The common thread: OSD models cleanly whatever a format's design keeps structurally uniform, value-restricted where it matters, and unconditional. Every gap in this set traces back to a format that didn't hold one of those three lines — usually because its real validator is prose plus executable code, which was never forced to commit to them in the first place.
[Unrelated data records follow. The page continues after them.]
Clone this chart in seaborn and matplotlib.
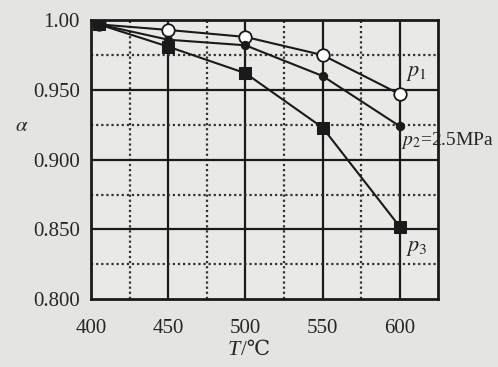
import pandas as pd
import numpy as np
import matplotlib
matplotlib.use("Agg")
import matplotlib.pyplot as plt
import seaborn as sns
from matplotlib.ticker import FixedLocator, FixedFormatter

temps = [405, 450, 500, 550, 600]
p1 = [0.997, 0.993, 0.988, 0.975, 0.947]
p2 = [0.997, 0.986, 0.982, 0.960, 0.924]
p3 = [0.997, 0.981, 0.962, 0.923, 0.852]

x_ticks = [400, 450, 500, 550, 600]
y_ticks = [0.800, 0.850, 0.900, 0.950, 1.00]
y_labels = ['0.800', '0.850', '0.900', '0.950', '1.00']

sns.set_style('white')
plt.rcParams['font.family'] = ['Liberation Serif', 'DejaVu Serif', 'DejaVu Sans']
plt.rcParams['mathtext.fontset'] = 'stix'

fig = plt.figure(figsize=(4.98, 3.67), dpi=100, facecolor='#e4e4e2')
ax = fig.add_axes([0.183, 0.185, 0.697, 0.76])
ax.set_facecolor('#e9e9e7')

# grid: solid on major, dotted on minor
for x in [450, 500, 550, 600]:
    ax.axvline(x, color='#1a1a1a', lw=1.6, zorder=1)
for x in [425, 475, 525, 575]:
    ax.axvline(x, color='#333333', lw=1.6, ls=(0, (1.0, 1.3)), zorder=1)
for y in [0.850, 0.900, 0.950]:
    ax.axhline(y, color='#1a1a1a', lw=1.6, zorder=1)
for y in [0.825, 0.875, 0.925, 0.975]:
    ax.axhline(y, color='#333333', lw=1.6, ls=(0, (1.0, 1.3)), zorder=1)

df = pd.DataFrame({'T': temps, 'p1': p1, 'p2': p2, 'p3': p3})
sns.lineplot(data=df, x='T', y='p1', ax=ax, color='#1a1a1a', lw=1.5,
             marker='o', markersize=9, markerfacecolor='white',
             markeredgecolor='#1a1a1a', markeredgewidth=1.3, zorder=3)
sns.lineplot(data=df, x='T', y='p2', ax=ax, color='#1a1a1a', lw=1.5,
             marker='o', markersize=6, markerfacecolor='#1a1a1a',
             markeredgecolor='#1a1a1a', zorder=3)
sns.lineplot(data=df, x='T', y='p3', ax=ax, color='#1a1a1a', lw=1.5,
             marker='s', markersize=9, markerfacecolor='#1a1a1a',
             markeredgecolor='#1a1a1a', zorder=4)

ax.set_xlim(400, 625)
ax.set_ylim(0.800, 1.00)
ax.xaxis.set_major_locator(FixedLocator(x_ticks))
ax.yaxis.set_major_locator(FixedLocator(y_ticks))
ax.yaxis.set_major_formatter(FixedFormatter(y_labels))
ax.tick_params(length=0, labelsize=15, pad=14)
ax.tick_params(axis='y', pad=8)
for s in ax.spines.values():
    s.set_visible(True)
    s.set_color('#1a1a1a')
    s.set_linewidth(2)

ax.set_xlabel('')
ax.set_ylabel('')
# x label: italic T, then /℃ (plain text so the glyph falls back)
fig.text(0.482, 0.045, 'T', fontsize=16, style='italic', ha='right', va='center')
fig.text(0.484, 0.045, '/℃', fontsize=15, ha='left', va='center')
fig.text(0.03, 0.655, r'$\alpha$', fontsize=15, ha='left', va='center')

ax.text(604, 0.955, '$p_1$', fontsize=16, ha='left', va='bottom')
ax.text(601, 0.921, '$p_2$=2.5MPa', fontsize=14, ha='left', va='top')
ax.text(604, 0.843, '$p_3$', fontsize=16, ha='left', va='top')

fig.savefig('out.png', dpi=100, facecolor=fig.get_facecolor())
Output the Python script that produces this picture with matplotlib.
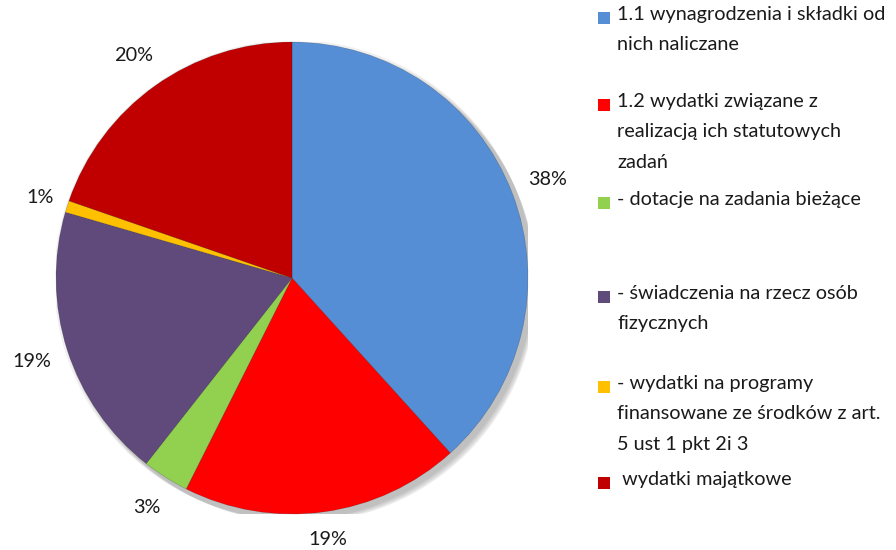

All four fixtures already carry the kind of long, repeated-label lists OML array syntax (issue #218) exists for — pyproject.toml's classifiers/keywords, sitemap.xml's repeated url entries, package.json's dependency lists, and GitHub Actions' step sequences are all cases where write_oml(node, arrays=True)'s label: [v1, v2, ...] form reads more like the source format than a long run of repeated label: v edges does.

Read the four in order

  1. pyproject.toml — the most formally specified format in the set; the baseline for all three gap categories before value refinement.
  2. package.json — no spec at all; a smaller schema with a higher any fraction than pyproject.toml's, showing the proportion tracks the format's own rigor, not schema size.
  3. GitHub Actions workflow — the worst any fraction of the four, plus a real codec-level finding (YAML 1.1's boolean-coercion rule breaking the ordinary on: key).
  4. sitemap.xml — the clean contrast case, and the one that surfaces the fourth gap type the other three couldn't.